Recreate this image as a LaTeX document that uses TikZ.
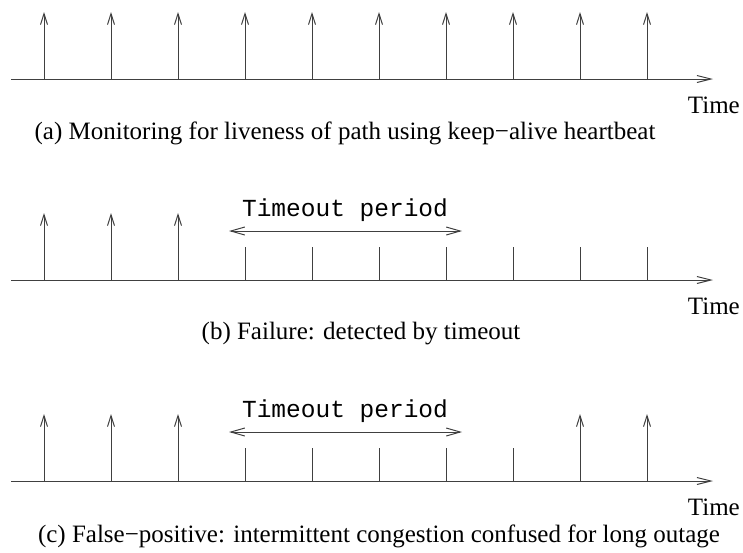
\documentclass[tikz,border=0pt]{standalone}
\usepackage{fontspec}
\setmainfont{Liberation Serif}
\setmonofont{Liberation Mono}
\usetikzlibrary{arrows.meta}
\begin{document}
\begin{tikzpicture}[x=1pt,y=-1pt,
  line/.style={draw=black!75,line width=1pt},
  beat/.style={line,-{Straight Barb[length=11pt,width=7pt,line width=1pt]}},
  axis/.style={line,-{Straight Barb[length=14pt,width=7pt,line width=1pt]}},
  span/.style={line,{Straight Barb[length=14pt,width=8pt,line width=1pt]}-{Straight Barb[length=14pt,width=8pt,line width=1pt]}},
  txt/.style={inner sep=0pt,anchor=base,font=\fontsize{25}{29}\selectfont},
  ttxt/.style={inner sep=0pt,anchor=base,font=\ttfamily\fontsize{24.5}{28}\selectfont}]
\useasboundingbox (0,0) rectangle (743,552);

% ---------- (a) heartbeat on every tick ----------
\coordinate (a0) at (11,79);
\coordinate (a1) at (713,79);
\draw[axis] (a0) -- (a1);
\foreach \i in {0,...,9}{
  \coordinate (ab\i) at ({44+67*\i},79);
  \coordinate (at\i) at ({44+67*\i},12);
  \draw[beat] (ab\i) -- (at\i);
}
\node[txt,anchor=base east] (atime) at (740,113) {Time};
\node[txt] (acap) at (345,139) {(a) Monitoring for liveness of path using keep−alive heartbeat};

% ---------- (b) heartbeats stop ----------
\coordinate (b0) at (11,280);
\coordinate (b1) at (713,280);
\draw[axis] (b0) -- (b1);
\foreach \i in {0,...,2}{
  \coordinate (bb\i) at ({44+67*\i},280);
  \coordinate (bt\i) at ({44+67*\i},213);
  \draw[beat] (bb\i) -- (bt\i);
}
\foreach \i in {3,...,9}{
  \coordinate (bb\i) at ({44+67*\i},280);
  \coordinate (bt\i) at ({44+67*\i},247);
  \draw[line] (bb\i) -- (bt\i);
}
\coordinate (bl) at (229,231);
\coordinate (br) at (462,231);
\draw[span] (bl) -- (br);
\node[ttxt] (bto) at (345,216) {Timeout period};
\node[txt,anchor=base east] (btime) at (740,314) {Time};
\node[txt] (bcap) at (361,339) {(b) Failure: detected by timeout};

% ---------- (c) heartbeats resume ----------
\coordinate (c0) at (11,481);
\coordinate (c1) at (713,481);
\draw[axis] (c0) -- (c1);
\foreach \i in {0,1,2,8,9}{
  \coordinate (cb\i) at ({44+67*\i},481);
  \coordinate (ct\i) at ({44+67*\i},414);
  \draw[beat] (cb\i) -- (ct\i);
}
\foreach \i in {3,...,7}{
  \coordinate (cb\i) at ({44+67*\i},481);
  \coordinate (ct\i) at ({44+67*\i},448);
  \draw[line] (cb\i) -- (ct\i);
}
\coordinate (cl) at (229,432);
\coordinate (cr) at (462,432);
\draw[span] (cl) -- (cr);
\node[ttxt] (cto) at (345,417) {Timeout period};
\node[txt,anchor=base east] (ctime) at (740,515) {Time};
\node[txt] (ccap) at (379,542) {(c) False−positive: intermittent congestion confused for long outage};
\end{tikzpicture}
\end{document}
.....
- _REQUIRED WORK_
Pictures are excluded; output everything else in the data verbatim.

- _OUTPUT_
Recreate this image as a LaTeX document that uses TikZ.
\documentclass[tikz,border=0pt]{standalone}
\usepackage{fontspec}
\setmainfont{Liberation Serif}
\setmonofont{Liberation Mono}
\usetikzlibrary{arrows.meta}
\begin{document}
\begin{tikzpicture}[x=1pt,y=-1pt,
  line/.style={draw=black!75,line width=1pt},
  beat/.style={line,-{Straight Barb[length=11pt,width=7pt,line width=1pt]}},
  axis/.style={line,-{Straight Barb[length=14pt,width=7pt,line width=1pt]}},
  span/.style={line,{Straight Barb[length=14pt,width=8pt,line width=1pt]}-{Straight Barb[length=14pt,width=8pt,line width=1pt]}},
  txt/.style={inner sep=0pt,anchor=base,font=\fontsize{25}{29}\selectfont},
  ttxt/.style={inner sep=0pt,anchor=base,font=\ttfamily\fontsize{24.5}{28}\selectfont}]
\useasboundingbox (0,0) rectangle (743,552);

% ---------- (a) heartbeat on every tick ----------
\coordinate (a0) at (11,79);
\coordinate (a1) at (713,79);
\draw[axis] (a0) -- (a1);
\foreach \i in {0,...,9}{
  \coordinate (ab\i) at ({44+67*\i},79);
  \coordinate (at\i) at ({44+67*\i},12);
  \draw[beat] (ab\i) -- (at\i);
}
\node[txt,anchor=base east] (atime) at (740,113) {Time};
\node[txt] (acap) at (345,139) {(a) Monitoring for liveness of path using keep−alive heartbeat};

% ---------- (b) heartbeats stop ----------
\coordinate (b0) at (11,280);
\coordinate (b1) at (713,280);
\draw[axis] (b0) -- (b1);
\foreach \i in {0,...,2}{
  \coordinate (bb\i) at ({44+67*\i},280);
  \coordinate (bt\i) at ({44+67*\i},213);
  \draw[beat] (bb\i) -- (bt\i);
}
\foreach \i in {3,...,9}{
  \coordinate (bb\i) at ({44+67*\i},280);
  \coordinate (bt\i) at ({44+67*\i},247);
  \draw[line] (bb\i) -- (bt\i);
}
\coordinate (bl) at (229,231);
\coordinate (br) at (462,231);
\draw[span] (bl) -- (br);
\node[ttxt] (bto) at (345,216) {Timeout period};
\node[txt,anchor=base east] (btime) at (740,314) {Time};
\node[txt] (bcap) at (361,339) {(b) Failure: detected by timeout};

% ---------- (c) heartbeats resume ----------
\coordinate (c0) at (11,481);
\coordinate (c1) at (713,481);
\draw[axis] (c0) -- (c1);
\foreach \i in {0,1,2,8,9}{
  \coordinate (cb\i) at ({44+67*\i},481);
  \coordinate (ct\i) at ({44+67*\i},414);
  \draw[beat] (cb\i) -- (ct\i);
}
\foreach \i in {3,...,7}{
  \coordinate (cb\i) at ({44+67*\i},481);
  \coordinate (ct\i) at ({44+67*\i},448);
  \draw[line] (cb\i) -- (ct\i);
}
\coordinate (cl) at (229,432);
\coordinate (cr) at (462,432);
\draw[span] (cl) -- (cr);
\node[ttxt] (cto) at (345,417) {Timeout period};
\node[txt,anchor=base east] (ctime) at (740,515) {Time};
\node[txt] (ccap) at (379,542) {(c) False−positive: intermittent congestion confused for long outage};
\end{tikzpicture}
\end{document}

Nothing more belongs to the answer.